Another theme in "A Transfer" is masculinity. As noted by Yūichirō Oguro, the editor of supplemental materials included in the Japanese edition of the series, Neon Genesis Evangelion is skeptical about the patriarchal value of masculinity. In contrast with Shinji, Toji tries to act in a stereotypical masculine manner, but he is later symbolically punished in the series for this. According to academic Cristopher Smith, Shinji fails to perform or internalise violent hegemonic masculinity in the episode. Shinji does not even engage in this schoolyard scrap by fighting back when Toji beats him, but passively accepts the violence. After Toji's beating, Shinji curses his destiny of being an Eva pilot, saying he doesn't pilot by his choice. For Animedia magazine, Toji's confrontation with Shinji resembles a scene from a traditional Japanese youth drama (青春ドラマ, seishun dorama). Writer Philip Brophy also described Shinji's battle against Shamshel with cicadas in the background as an "audiovisual haiku" intoning "war as exhaustion; victory as aleatory; celebration as null". Shinji then demonstrates aggression throughout the course due to the lack of love and abandonment he suffered at the hands of his father at a young age. For Yasuyuki, another Neon Genesis Evangelion theme found in "A Transfer" is refusal; Shinji, for example, refuses to accept his guilt when Toji beats him. As noted by Arbonés, however, during the battle, Shinji decides to put his classmates and their safety before himself. Inside Eva-01's cockpit, Toji realizes the kind of suffering that Shinji goes through each time he mounts the Eva. According to scholar Khegan M. DelPort, Evangelion's moral seems to be that "we have to live with other people". For writer Gionathan C. Pacheco, Neon Genesis Evangelion can thus be described as a "manifesto against individualistic escapism".

==Reception==
"A Transfer" aired on October 18, 1995, and scored a 7.1% rating of audience share on Japanese TV. Psychology Todays Walter Veit attributed the popularization of the concept of the porcupine dilemma to Neon Genesis Evangelion.
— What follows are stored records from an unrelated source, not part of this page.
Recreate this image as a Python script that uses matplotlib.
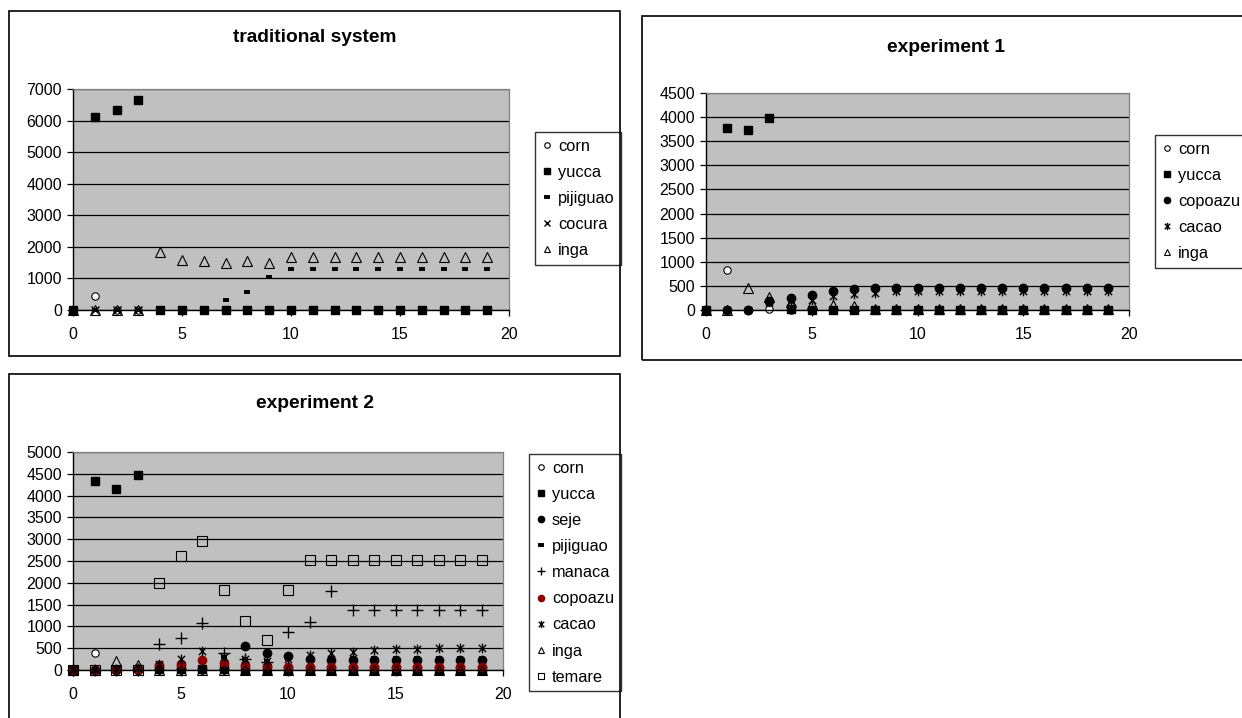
import matplotlib
matplotlib.use("Agg")
import matplotlib.pyplot as plt
from matplotlib.patches import Rectangle
from matplotlib.path import Path

plt.rcParams['font.family'] = ['Liberation Sans', 'DejaVu Sans']

years = list(range(20))

# traditional system
trad_corn = [0, 440, 0, 0, 0, 0, 0, 0, 0, 0, 0, 0, 0, 0, 0, 0, 0, 0, 0, 0]
trad_yucca = [0, 6100, 6340, 6650, 0, 0, 0, 0, 0, 0, 0, 0, 0, 0, 0, 0, 0, 0, 0, 0]
trad_pijiguao = [0, 0, 0, 0, 0, 0, 0, 320, 560, 1050, 1300, 1300, 1300, 1300, 1300, 1300, 1300, 1300, 1300, 1300]
trad_cocura = [0, 0, 0, 0, 0, 0, 0, 0, 0, 0, 0, 0, 0, 0, 0, 0, 0, 0, 0, 0]
trad_inga = [0, 0, 0, 0, 1850, 1590, 1545, 1500, 1550, 1500, 1680, 1680, 1680, 1680, 1680, 1680, 1680, 1680, 1680, 1680]

# experiment 1
e1_corn = [0, 830, 0, 15, 0, 0, 0, 0, 0, 0, 0, 0, 0, 0, 0, 0, 0, 0, 0, 0]
e1_yucca = [0, 3780, 3730, 3990, 20, 10, 10, 10, 0, 0, 0, 0, 0, 0, 0, 0, 0, 0, 0, 0]
e1_copoazu = [0, 0, 0, 190, 245, 320, 385, 435, 460, 460, 460, 460, 460, 460, 460, 460, 460, 460, 460, 460]
e1_cacao = [0, 0, 0, 175, 190, 215, 290, 330, 355, 385, 385, 385, 385, 385, 385, 385, 385, 385, 385, 385]
e1_inga = [0, 0, 460, 270, 160, 120, 100, 90, 30, 30, 30, 30, 30, 30, 30, 30, 30, 30, 30, 30]

# experiment 2
e2_corn = [0, 380, 0, 30, 0, 0, 0, 0, 0, 0, 0, 0, 0, 0, 0, 0, 0, 0, 0, 0]
e2_yucca = [0, 4330, 4160, 4480, 30, 30, 30, 30, 0, 0, 0, 0, 0, 0, 0, 0, 0, 0, 0, 0]
e2_seje = [0, 0, 0, 0, 20, 20, 30, 30, 545, 400, 310, 260, 240, 240, 240, 240, 240, 240, 240, 240]
e2_pijiguao = [0, 0, 0, 0, 0, 0, 0, 300, 250, 200, 250, 280, 280, 280, 280, 280, 280, 280, 280, 280]
e2_manaca = [0, 0, 0, 0, 595, 730, 1080, 390, 250, 180, 880, 1110, 1810, 1370, 1370, 1370, 1370, 1370, 1370, 1370]
e2_copoazu = [0, 0, 0, 30, 120, 140, 220, 160, 120, 100, 80, 80, 80, 80, 80, 80, 80, 80, 80, 80]
e2_cacao = [0, 0, 0, 50, 140, 250, 430, 300, 260, 200, 260, 335, 390, 405, 455, 485, 485, 515, 515, 515]
e2_inga = [0, 0, 210, 115, 0, 0, 0, 0, 0, 0, 0, 0, 0, 0, 0, 0, 0, 0, 0, 0]
e2_temare = [0, 0, 0, 0, 2005, 2615, 2960, 1830, 1120, 695, 1830, 2530, 2530, 2530, 2530, 2530, 2530, 2530, 2530, 2530]

# excel style asterisk: x with a vertical bar
asterisk = Path([(0, -1), (0, 1), (-0.75, -0.75), (0.75, 0.75), (-0.75, 0.75), (0.75, -0.75)],
                [Path.MOVETO, Path.LINETO, Path.MOVETO, Path.LINETO, Path.MOVETO, Path.LINETO])

styles = {
    'corn': dict(marker='o', ms=5.3, mfc='white', mec='black', mew=0.8),
    'yucca': dict(marker='s', ms=6, mfc='black', mec='black'),
    'pijiguao': dict(marker='_', ms=5, mec='black', mew=2.8),
    'cocura': dict(marker='x', ms=5.5, mec='black', mew=1.0),
    'inga': dict(marker='^', ms=6.5, mfc='none', mec='black', mew=0.8),
    'copoazu': dict(marker='o', ms=6, mfc='black', mec='black'),
    'copoazu_red': dict(marker='o', ms=6, mfc='#8b0000', mec='#8b0000'),
    'cacao': dict(marker=asterisk, ms=7, mec='black', mew=1.0),
    'seje': dict(marker='o', ms=6, mfc='black', mec='black'),
    'manaca': dict(marker='+', ms=8, mec='black', mew=1.0),
    'temare': dict(marker='s', ms=6.5, mfc='none', mec='black', mew=0.8),
}

W, H = 1242, 718
fig = plt.figure(figsize=(W / 100, H / 100), dpi=100)


def frac(x0, y0, x1, y1):
    # pixel box (top-left origin) -> figure fraction [l, b, w, h]
    return [x0 / W, 1 - y1 / H, (x1 - x0) / W, (y1 - y0) / H]


def panel(box, axbox, title, title_y, series, ymax, ystep, leg_xy):
    fig.add_artist(Rectangle((box[0], box[1]), box[2], box[3], transform=fig.transFigure,
                             fill=False, edgecolor='black', lw=1.2))
    fig.text(box[0] + box[2] / 2, 1 - title_y / H, title, ha='center', va='center',
             fontsize=13.8, fontweight='bold')
    ax = fig.add_axes(axbox)
    ax.set_facecolor('#c0c0c0')
    for name, vals, st in series:
        ax.plot(years, vals, linestyle='none', label=name, clip_on=False, **styles[st])
    ax.set_xlim(0, 20)
    ax.set_ylim(0, ymax)
    ax.set_xticks(range(0, 21, 5))
    ax.set_yticks(range(0, ymax + 1, ystep))
    ax.set_axisbelow(True)
    ax.yaxis.grid(True, color='black', lw=0.9)
    ax.tick_params(axis='both', direction='out', length=4, width=0.9, labelsize=11.5, colors='black')
    ax.tick_params(axis='x', pad=8)
    ax.tick_params(axis='y', pad=4)
    for s in ['left', 'bottom']:
        ax.spines[s].set_color('black')
        ax.spines[s].set_linewidth(1.0)
    for s in ['top', 'right']:
        ax.spines[s].set_color('#808080')
        ax.spines[s].set_linewidth(0.9)
    leg = ax.legend(loc='upper left', bbox_to_anchor=(leg_xy[0] / W, 1 - leg_xy[1] / H),
                    bbox_transform=fig.transFigure, borderaxespad=0, frameon=True,
                    fancybox=False, edgecolor='black', fontsize=11.8, labelspacing=0.68,
                    handlelength=0.7, handletextpad=0.3, borderpad=0.4, numpoints=1,
                    markerscale=0.75)
    leg.get_frame().set_linewidth(1.0)
    return ax


panel(frac(9, 11, 620, 356), frac(73, 89, 509, 310), 'traditional system', 37,
      [('corn', trad_corn, 'corn'), ('yucca', trad_yucca, 'yucca'),
       ('pijiguao', trad_pijiguao, 'pijiguao'), ('cocura', trad_cocura, 'cocura'),
       ('inga', trad_inga, 'inga')],
      7000, 1000, (535, 132))

panel(frac(642, 16, 1250, 360), frac(706, 93, 1129, 310), 'experiment 1', 47,
      [('corn', e1_corn, 'corn'), ('yucca', e1_yucca, 'yucca'),
       ('copoazu', e1_copoazu, 'copoazu'), ('cacao', e1_cacao, 'cacao'),
       ('inga', e1_inga, 'inga')],
      4500, 500, (1155, 135))

panel(frac(9, 374, 620, 726), frac(73, 452, 503, 670), 'experiment 2', 403,
      [('corn', e2_corn, 'corn'), ('yucca', e2_yucca, 'yucca'), ('seje', e2_seje, 'seje'),
       ('pijiguao', e2_pijiguao, 'pijiguao'), ('manaca', e2_manaca, 'manaca'),
       ('copoazu', e2_copoazu, 'copoazu_red'), ('cacao', e2_cacao, 'cacao'),
       ('inga', e2_inga, 'inga'), ('temare', e2_temare, 'temare')],
      5000, 500, (529, 454))

fig.savefig('out.png', dpi=100)
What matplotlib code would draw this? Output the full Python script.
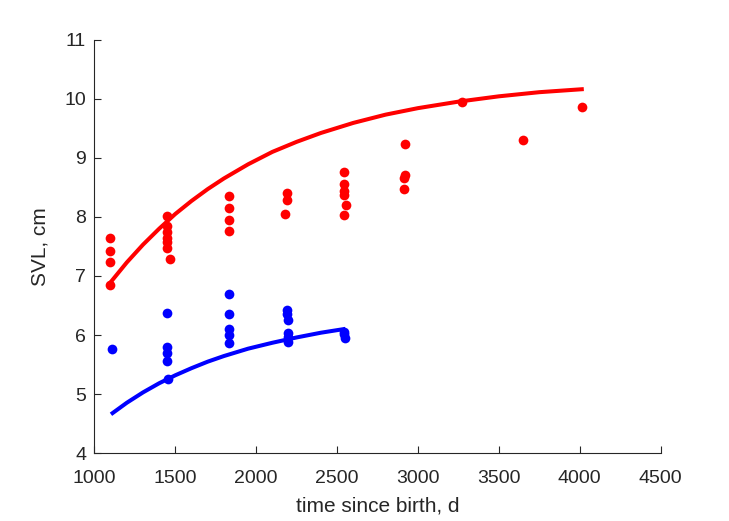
import numpy as np
import matplotlib.pyplot as plt

# Observed SVL, red group
red_t = [1096, 1096, 1096, 1096,
         1450, 1450, 1450, 1450, 1450, 1450, 1465,
         1832, 1832, 1832, 1832,
         2188, 2188, 2180,
         2543, 2543, 2543, 2543, 2555, 2543,
         2917, 2917, 2915, 2915,
         3274, 3648, 4013]
red_svl = [7.65, 7.42, 7.24, 6.84,
           8.01, 7.85, 7.75, 7.65, 7.58, 7.47, 7.29,
           8.36, 8.15, 7.94, 7.76,
           8.40, 8.29, 8.05,
           8.76, 8.55, 8.43, 8.37, 8.20, 8.04,
           9.23, 8.71, 8.65, 8.47,
           9.95, 9.30, 9.86]

# Observed SVL, blue group
blue_t = [1108,
          1450, 1450, 1450, 1450, 1452,
          1830, 1830, 1830, 1830, 1830,
          2192, 2192, 2194, 2196, 2196, 2196,
          2543, 2545, 2546]
blue_svl = [5.76,
            6.38, 5.80, 5.69, 5.56, 5.26,
            6.69, 6.35, 6.10, 6.00, 5.86,
            6.43, 6.36, 6.25, 6.04, 5.96, 5.88,
            6.06, 6.02, 5.95]

# Fitted growth curves
red_fit_t = [1091, 1200, 1300, 1400, 1500, 1600, 1700, 1800, 1950, 2100,
             2250, 2400, 2600, 2800, 3000, 3250, 3500, 3750, 4013]
red_fit_svl = [6.865, 7.23, 7.53, 7.80, 8.05, 8.27, 8.47, 8.65, 8.89, 9.10,
               9.27, 9.42, 9.59, 9.73, 9.84, 9.95, 10.04, 10.11, 10.16]

blue_fit_t = [1112, 1200, 1300, 1400, 1500, 1600, 1700, 1800, 1950, 2100,
              2250, 2400, 2539]
blue_fit_svl = [4.68, 4.855, 5.03, 5.185, 5.32, 5.44, 5.55, 5.645, 5.77, 5.87,
                5.96, 6.04, 6.10]

plt.rcParams['font.family'] = ['Liberation Sans', 'DejaVu Sans']

fig = plt.figure(figsize=(7.29, 5.21), dpi=100)
ax = fig.add_axes([0.1296, 0.130, 0.7765, 0.794])

ax.plot(red_t, red_svl, 'o', color=(1, 0, 0), markersize=7, markeredgewidth=0)
ax.plot(blue_t, blue_svl, 'o', color=(0, 0, 1), markersize=7, markeredgewidth=0)
ax.plot(red_fit_t, red_fit_svl, '-', color=(1, 0, 0), linewidth=2.9)
ax.plot(blue_fit_t, blue_fit_svl, '-', color=(0, 0, 1), linewidth=2.9)

ax.set_xlim(1000, 4500)
ax.set_ylim(4, 11)
ax.set_xticks(np.arange(1000, 4501, 500))
ax.set_yticks(np.arange(4, 12, 1))

dark = (0.15, 0.15, 0.15)
for side in ['top', 'right']:
    ax.spines[side].set_visible(False)
for side in ['left', 'bottom']:
    ax.spines[side].set_color(dark)
    ax.spines[side].set_linewidth(0.8)
ax.tick_params(direction='in', length=5, width=0.8, colors=dark, labelsize=14)
ax.tick_params(axis='x', pad=12)
ax.tick_params(axis='y', pad=6)

ax.set_xlabel('time since birth, d', fontsize=15, color=dark, labelpad=7)
ax.set_ylabel('SVL, cm', fontsize=15, color=dark, labelpad=11)

fig.savefig('out.png', dpi=100)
Official merchandise based on the episode has been released, including lighters and t-shirts. Furthermore, according to Yahoo! website Shamshel's design almost certainly inspired the final form of Jean Jacket in Jordan Peele's movie Nope (2022).

The episode met with a divided reception. Screen Rant criticized Toji's aggression, as Comic Book Resources' Ajay Aravind did; according to Aravind, his behavior "has no rhyme nor reason to it, making him a classic bully". Screen Rant's Jack Cameron placed the battle against Shamshel among the lowest of Neon Genesis Evangelion fights, while Film School Rejects Max Covill criticized Shinji's actions, describing them as "frustrating". The Anime Café's reviewer Akio Nagatomi praised Shinji's manner to cope with the pressures of his pilot role and the glimpse into what the civilians go through in the battles. He also praised the animation, soundtrack, and directing, but criticized Shinji's revelation of being a pilot to his classmates as "some socially-inept writer's attempt to live out some adolescent fantasy". Jane Nagatomi similarly criticized the episode as "too predictable". Newtype magazine described the silhouette of Eva-01 and Shamshel standing still in the twilight after the battle as "impressive". Yahoo! website described Eva-01 and Shamshel's fight as a "great fight scene", but also noted how it "still ranks fairly low compared to others in Evangelion". EX.org's Peter Cahill praised "the wanton destruction and desperate heroism" of the battle, also eulogizing the animation of "A Transfer" and "Hedgehog's Dilemma". Supanova Expo's official website similarly ranked the scene in which Shinji rescues his classmates from Shamshel among the best moments of the character.